Guy Gavriel Kay selects The Language of the Night
"Ursula K. Le Guin was a fierce, brilliant mind and a genre-changing novelist. She spent a good part of her life challenging the notion that science fiction or fantasy were trivial fields in which to write, unworthy of serious thought or moral commitment. She lived to see her long efforts slowly rewarded, for herself, and for some who followed her. Her great works — The Left Hand of Darkness, The Earthsea Trilogy, The Dispossessed — will be rightly lauded as people remember her.
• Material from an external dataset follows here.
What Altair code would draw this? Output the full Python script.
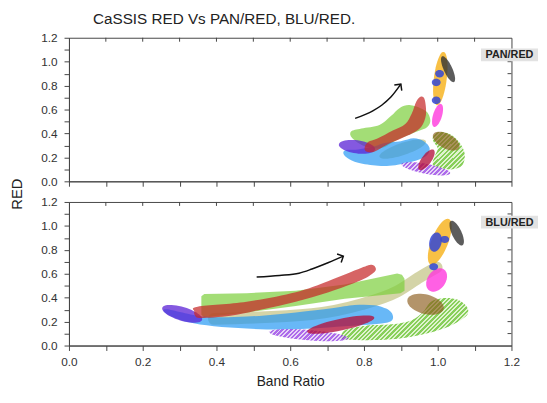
import altair as alt
import numpy as np
import pandas as pd

# ---------------- values ----------------
tick_values = [0.0, 0.1, 0.2, 0.3, 0.4, 0.5, 0.6, 0.7, 0.8, 0.9, 1.0, 1.1, 1.2]
inner_ticks = [0.1, 0.2, 0.3, 0.4, 0.5, 0.6, 0.7, 0.8, 0.9, 1.0, 1.1]
panel_names = ["PAN/RED", "BLU/RED"]

# ---- PAN/RED panel (polygons: x list, y list) ----
pan_green_x = [0.765, 0.793, 0.842, 0.873, 0.898, 0.927, 0.967, 0.980, 0.971, 0.944, 0.891, 0.847, 0.802, 0.768]
pan_green_y = [0.416, 0.441, 0.471, 0.545, 0.616, 0.636, 0.589, 0.512, 0.452, 0.416, 0.348, 0.279, 0.293, 0.362]
pan_red_x = [0.802, 0.812, 0.835, 0.878, 0.912, 0.930, 0.942, 0.955, 0.965, 0.968, 0.955, 0.930, 0.905, 0.866, 0.828, 0.806]
pan_red_y = [0.285, 0.330, 0.355, 0.425, 0.480, 0.570, 0.668, 0.708, 0.680, 0.555, 0.455, 0.400, 0.365, 0.312, 0.248, 0.250]
pan_blue_x = [0.744, 0.752, 0.784, 0.829, 0.856, 0.900, 0.935, 0.962, 0.978, 0.970, 0.940, 0.885, 0.838, 0.784, 0.755]
pan_blue_y = [0.235, 0.262, 0.266, 0.293, 0.321, 0.336, 0.360, 0.335, 0.278, 0.215, 0.172, 0.135, 0.130, 0.155, 0.195]
pan_greenh_x = [0.987, 1.000, 1.031, 1.058, 1.073, 1.067, 1.040, 1.009, 0.987, 0.991, 1.000, 0.989]
pan_greenh_y = [0.370, 0.411, 0.397, 0.329, 0.233, 0.137, 0.101, 0.109, 0.137, 0.205, 0.274, 0.329]
# ellipses: centre x, centre y, end of major axis x, y, minor/major ratio
pan_khaki = (0.905, 0.270, 0.968, 0.335, 0.25)
pan_purple = (0.781, 0.288, 0.830, 0.267, 0.36)
pan_crimson = (0.9695, 0.180, 0.989, 0.263, 0.40)
pan_purpleh = (0.968, 0.105, 1.034, 0.067, 0.20)
pan_brown = (1.023, 0.336, 1.058, 0.278, 0.50)
pan_magenta = (0.9995, 0.551, 1.009, 0.647, 0.37)
pan_orange = (1.007, 0.859, 1.016, 1.082, 0.24)
pan_gray = (1.028, 0.9375, 1.012, 1.045, 0.30)
pan_dots = [(1.005, 0.900, 1.017, 0.900, 0.85),
            (0.996, 0.827, 1.008, 0.827, 0.85),
            (0.996, 0.677, 1.008, 0.677, 0.85)]
pan_arrow_x = [0.776, 0.824, 0.848, 0.873, 0.900]
pan_arrow_y = [0.526, 0.589, 0.636, 0.704, 0.812]

# ---- BLU/RED panel ----
blu_khaki_x = [0.393, 0.659, 0.792, 0.890, 0.952, 0.997]
blu_khaki_y = [0.223, 0.263, 0.344, 0.452, 0.573, 0.653]
blu_green_x = [0.359, 0.367, 0.482, 0.615, 0.748, 0.890, 0.903, 0.910, 0.910, 0.899, 0.748, 0.615, 0.482, 0.367, 0.359]
blu_green_y = [0.411, 0.430, 0.438, 0.457, 0.511, 0.602, 0.591, 0.559, 0.457, 0.438, 0.392, 0.331, 0.277, 0.237, 0.258]
blu_red_x = [0.340, 0.349, 0.482, 0.615, 0.704, 0.792, 0.821, 0.832, 0.826, 0.792, 0.704, 0.615, 0.526, 0.438, 0.358, 0.342]
blu_red_y = [0.285, 0.325, 0.366, 0.446, 0.540, 0.648, 0.675, 0.645, 0.608, 0.546, 0.446, 0.366, 0.304, 0.250, 0.231, 0.250]
blu_blue_x = [0.264, 0.367, 0.482, 0.615, 0.713, 0.775, 0.828, 0.868, 0.879, 0.868, 0.828, 0.748, 0.659, 0.571, 0.482, 0.393, 0.322, 0.269]
blu_blue_y = [0.304, 0.242, 0.242, 0.277, 0.312, 0.339, 0.336, 0.296, 0.237, 0.196, 0.177, 0.161, 0.142, 0.134, 0.142, 0.161, 0.196, 0.258]
blu_greenh_x = [0.738, 0.751, 0.805, 0.876, 0.929, 0.960, 0.982, 1.018, 1.053, 1.078, 1.082, 1.062, 1.018, 0.956, 0.885, 0.805, 0.751]
blu_greenh_y = [0.070, 0.131, 0.166, 0.177, 0.212, 0.280, 0.367, 0.397, 0.384, 0.329, 0.267, 0.212, 0.144, 0.090, 0.055, 0.045, 0.050]
blu_purple = (0.307, 0.265, 0.361, 0.215, 0.33)
blu_crimson = (0.737, 0.175, 0.828, 0.235, 0.17)
blu_purpleh = (0.650, 0.087, 0.758, 0.060, 0.13)
blu_brown = (0.967, 0.345, 1.016, 0.305, 0.52)
blu_magenta = (0.997, 0.548, 1.017, 0.636, 0.70)
blu_orange = (1.0055, 0.867, 1.030, 1.058, 0.34)
blu_gray = (1.0515, 0.940, 1.036, 1.042, 0.36)
blu_dots = [(0.994, 0.865, 1.000, 0.945, 0.62),
            (1.019, 0.887, 1.031, 0.887, 0.80),
            (0.989, 0.659, 1.001, 0.659, 0.80)]
blu_arrow_x = [0.509, 0.571, 0.624, 0.659, 0.704, 0.744]
blu_arrow_y = [0.573, 0.586, 0.605, 0.640, 0.694, 0.747]

# ---------------- styling ----------------
W, H = 450, 146
KX, KY = W / 1.2, H / 1.2
FONT = "Liberation Sans"
INK = "#222222"
AX = "#444444"
COL = {
    "green": ("#7ccf3c", 0.70), "red": ("#c62828", 0.72), "blue": ("#2196f3", 0.68),
    "purple": ("#5b22d6", 0.75), "khaki": ("#c5c58a", 0.75), "crimson": ("#b3123c", 0.78),
    "magenta": ("#ff33dd", 0.78), "orange": ("#f6b21c", 0.82), "gray": ("#333333", 0.80),
    "dot": ("#3347d6", 0.85), "brown": ("#8a5a1a", 0.65), "greenh": ("#5fbf22", 0.75),
    "purpleh": ("#8a2be2", 0.70),
}
HATCH_LIGHT = {"greenh": "#d4efbf", "purpleh": "#dcc4f2"}
XS = alt.Scale(domain=[0, 1.2], nice=False, zero=False)
YS = alt.Scale(domain=[0, 1.2], nice=False, zero=False)
LBL = "round(datum.value * 10) % 2 == 0 ? format(datum.value, '.1f') : ''"


def make_axes(show_x_labels):
    xaxis = alt.Axis(
        values=tick_values, labels=show_x_labels, labelExpr=LBL, tickSize=5, labelPadding=6,
        labelOverlap=False, labelFlush=False, grid=False,
        title="Band Ratio" if show_x_labels else None,
        titleFontSize=14, titleFontWeight="normal", titleColor=INK, titleFont=FONT, titlePadding=8,
    )
    yaxis = alt.Axis(
        values=tick_values, labelExpr=LBL, tickSize=5, labelPadding=7, labelOverlap=False,
        labelFlush=False, grid=False, title=None,
    )
    return xaxis, yaxis


def poly_df(xs, ys):
    return pd.DataFrame({"x": xs, "y": ys, "k": list(range(len(xs)))})


def ell_df(p, n=48):
    cx, cy, ex, ey, r = p
    mx, my = (ex - cx) * KX, (ey - cy) * KY
    nx, ny = -my * r, mx * r
    t = np.linspace(0, 2 * np.pi, n, endpoint=False)
    px = np.cos(t) * mx + np.sin(t) * nx
    py = np.cos(t) * my + np.sin(t) * ny
    return pd.DataFrame({"x": cx + px / KX, "y": cy + py / KY, "k": np.arange(n)})


def xy(ax):
    return dict(x=alt.X("x:Q", scale=XS, axis=ax[0]), y=alt.Y("y:Q", scale=YS, axis=ax[1]))


def hatch(df, dark, light, pitch=3.2, frac=0.55):
    """Diagonal stripe fill (////) built as a hard-stop linear gradient."""
    w = max((df["x"].max() - df["x"].min()) * KX, 1.0)
    h = max((df["y"].max() - df["y"].min()) * KY, 1.0)
    s = (w + h) / (w * w + h * h)
    n = max(int(round((w + h) / np.sqrt(2) / pitch)), 2)
    stops = []
    for i in range(n):
        a, b, c = i / n, (i + frac) / n, (i + 1) / n
        stops += [alt.GradientStop(color=dark, offset=a), alt.GradientStop(color=dark, offset=b),
                  alt.GradientStop(color=light, offset=b), alt.GradientStop(color=light, offset=c)]
    return alt.LinearGradient(gradient="linear", stops=stops, x1=0, y1=0, x2=w * s, y2=h * s)


def fill_layer(df, key, interp, ax):
    c, op = COL[key]
    fill = hatch(df, c, HATCH_LIGHT[key]) if key in HATCH_LIGHT else c
    return alt.Chart(df).mark_line(
        interpolate=interp, fill=fill, fillOpacity=op, strokeOpacity=0, strokeWidth=0
    ).encode(order=alt.Order("k:Q"), **xy(ax))


def arrow(xs, ys, angle, ax):
    df = poly_df(xs, ys)
    line = alt.Chart(df).mark_line(color="#111111", strokeWidth=1.5, interpolate="monotone").encode(
        order="k:Q", **xy(ax))
    head = alt.Chart(df.tail(1)).mark_point(
        shape="M-1,1L0,0L1,1", size=90, filled=False, stroke="#111111", strokeWidth=1.5,
        opacity=1, angle=angle
    ).encode(**xy(ax))
    return [line, head]


def frame_layers(name, box_y, ax):
    ticks = pd.DataFrame({"v": inner_ticks})
    top_ticks = alt.Chart(ticks).mark_rule(color=AX, strokeWidth=1).encode(
        x=alt.X("v:Q", scale=XS, axis=ax[0]), y=alt.value(0), y2=alt.value(4))
    right_ticks = alt.Chart(ticks).mark_rule(color=AX, strokeWidth=1).encode(
        y=alt.Y("v:Q", scale=YS, axis=ax[1]), x=alt.value(W), x2=alt.value(W - 4))
    lab = pd.DataFrame({"t": [name]})
    box = alt.Chart(lab).mark_rect(color="#e2e2e2").encode(
        x=alt.value(419), x2=alt.value(477), y=alt.value(box_y), y2=alt.value(box_y + 13))
    txt = alt.Chart(lab).mark_text(font=FONT, fontSize=11, fontWeight="bold", color=INK,
                                   baseline="middle", align="center").encode(
        text="t:N", x=alt.value(448), y=alt.value(box_y + 7))
    return [top_ticks, right_ticks, box, txt]


def panel(d, name, box_y, show_x_labels, arrow_angle):
    ax = make_axes(show_x_labels)
    layers = []
    if "khaki_band" in d:
        xs, ys = d["khaki_band"]
        layers.append(alt.Chart(poly_df(xs, ys)).mark_line(
            color=COL["khaki"][0], opacity=COL["khaki"][1], strokeWidth=12, strokeCap="round",
            interpolate="monotone").encode(order="k:Q", **xy(ax)))
    for key, kind, val, interp in d["shapes"]:
        if kind == "poly":
            layers.append(fill_layer(poly_df(*val), key, interp, ax))
        else:
            layers.append(fill_layer(ell_df(val), key, "linear-closed", ax))
    layers += arrow(d["arrow"][0], d["arrow"][1], arrow_angle, ax)
    layers += frame_layers(name, box_y, ax)
    return layers


pan = {
    "shapes": [
        ("green", "poly", (pan_green_x, pan_green_y), "cardinal-closed"),
        ("khaki", "ell", pan_khaki, None),
        ("blue", "poly", (pan_blue_x, pan_blue_y), "cardinal-closed"),
        ("purple", "ell", pan_purple, None),
        ("red", "poly", (pan_red_x, pan_red_y), "cardinal-closed"),
        ("greenh", "poly", (pan_greenh_x, pan_greenh_y), "cardinal-closed"),
        ("brown", "ell", pan_brown, None),
        ("purpleh", "ell", pan_purpleh, None),
        ("crimson", "ell", pan_crimson, None),
        ("magenta", "ell", pan_magenta, None),
        ("orange", "ell", pan_orange, None),
        ("gray", "ell", pan_gray, None),
    ] + [("dot", "ell", p, None) for p in pan_dots],
    "arrow": (pan_arrow_x, pan_arrow_y),
}
blu = {
    "khaki_band": (blu_khaki_x, blu_khaki_y),
    "shapes": [
        ("green", "poly", (blu_green_x, blu_green_y), "linear-closed"),
        ("blue", "poly", (blu_blue_x, blu_blue_y), "cardinal-closed"),
        ("purple", "ell", blu_purple, None),
        ("red", "poly", (blu_red_x, blu_red_y), "cardinal-closed"),
        ("greenh", "poly", (blu_greenh_x, blu_greenh_y), "cardinal-closed"),
        ("brown", "ell", blu_brown, None),
        ("purpleh", "ell", blu_purpleh, None),
        ("crimson", "ell", blu_crimson, None),
        ("magenta", "ell", blu_magenta, None),
        ("orange", "ell", blu_orange, None),
        ("gray", "ell", blu_gray, None),
    ] + [("dot", "ell", p, None) for p in blu_dots],
    "arrow": (blu_arrow_x, blu_arrow_y),
}

top_layers = panel(pan, panel_names[0], 11, False, 37)
red_title = alt.Chart(pd.DataFrame({"t": ["RED"]})).mark_text(
    font=FONT, fontSize=15, color=INK, angle=270, baseline="middle", align="center"
).encode(text="t:N", x=alt.value(-53), y=alt.value(H + 13))
top_layers.append(red_title)
bottom_layers = panel(blu, panel_names[1], 14, True, 64)

top = alt.layer(*top_layers).properties(width=W, height=H)
bottom = alt.layer(*bottom_layers).properties(width=W, height=H)

chart = alt.vconcat(top, bottom, spacing=21, bounds="flush").properties(
    title=alt.TitleParams("CaSSIS RED Vs PAN/RED, BLU/RED.", anchor="start", fontSize=15.5,
                          font=FONT, fontWeight="normal", color=INK, dx=85, offset=4),
    padding={"left": 1, "top": 1, "right": 0, "bottom": 0},
).configure_view(stroke=AX, strokeWidth=1).configure_axis(
    domainColor=AX, tickColor=AX, labelFont=FONT, labelFontSize=12, labelColor="#333333",
    domainWidth=1, tickWidth=1,
)

chart.save("out.html", embed_options={"renderer": "svg", "actions": False})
"I want to mention another strand of her thought and work, expressed in speeches and essays. One of my favourites among her books is The Language of the Night, which collects some brilliant pieces. One, From Elfland to Poughkeepsie, talks about the importance of language in shaping the fantastic, and how language can fail. Fakery, Le Guin wrote, taking no prisoners, 'is visible instantly in the style.' You can't read her, as a writer, without thinking very hard about this. Another, Why Are Americans Afraid of Dragons, is a hymn to the imagination, to nurturing and valuing it — in children and in adults. Her essays and speeches are often angry about folly in politics, in the oppression of women and minorities, in art — and she didn't suffer fools gladly at all. But her words, if we listen, can make us less foolish in the world. That's a thing about great artists: they leave us bereft when they go, but their words are still ours if we turn to them."
Guy Gavriel Kay is the bestselling author of books like Children of Earth and Sky, A Song for Arbonne, as well as the internationally acclaimed Fionavar Tapestry series, which is currently being adapted for television. He was named to the Order of Canada in 2014.